By 1980, more than three decades later, Baba is still doing exactly the same thing all day, every day. Bim learns to ignore the noise, but everyone else finds it maddening. Baba refuses to listen to new records or use the new gramophone that Raja brings him, and he feels severe anxiety whenever his own stops working (like during Part I, when his needle wears out and he has a panic attack and runs into the street). In this way, the gramophone becomes a symbol of Baba’s arrested development and need to control his environment—which he has, in a way, passed on to Bim. As Baba cannot speak, the gramophone also becomes something of a substitute voice for him: the family knows that all is well when it plays, but the family worries when it falls silent.

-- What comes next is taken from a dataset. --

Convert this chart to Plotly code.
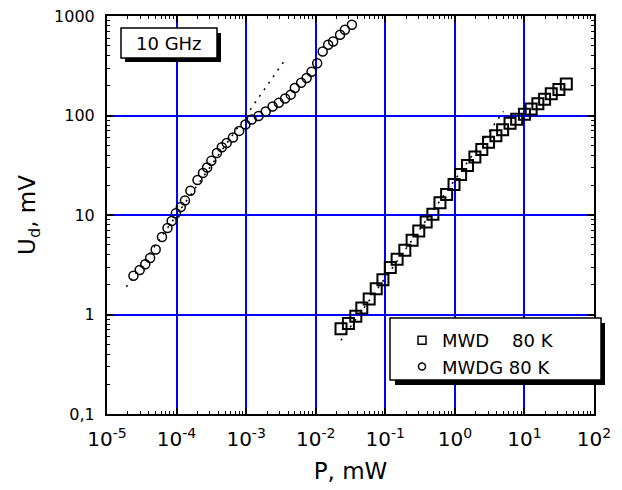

Baba’s Gramophone Quotes in Clear Light of Day
[Tara] was prevented from explaining herself by the approach of a monstrous body of noise that seemed to be pushing its way out through a tight tunnel, rustily grinding through, and then emerged into full brassy volume, making the pigeons that lived on the ledge under the veranda ceiling throw up their wings and depart as if at a shot.
The ice-cream did have, she had to admit, a beneficial effect all round: in a little while, as the students began to leave the house, prettily covering their heads against the sun with coloured veils and squealing as the heat of the earth burnt through their slippers, the gramophone in Baba’s room stirred and rumbled into life again. Tara was grateful for it. She wished Bakul could see them now—her family.
She needed protection. She wanted help. She reached out for the hand that would help her, protect her …
… Here it was. Here, in this tall, slim coolness just by her hand, at the tips of her fingers. If she got her fingers around it, its slender pale glassiness, and then drew it closer, close to her mouth, she could close her lips about it and suck, suck little, little sips, with little, little juicy sounds, and it would be so sweet, so sweet again, just as when they were little babies, little babies for her to feed, herself a little baby sucking, sucking at the little trickle of juice that came hurrying in, sliding in …
And she sucked and laughed and sucked and cried.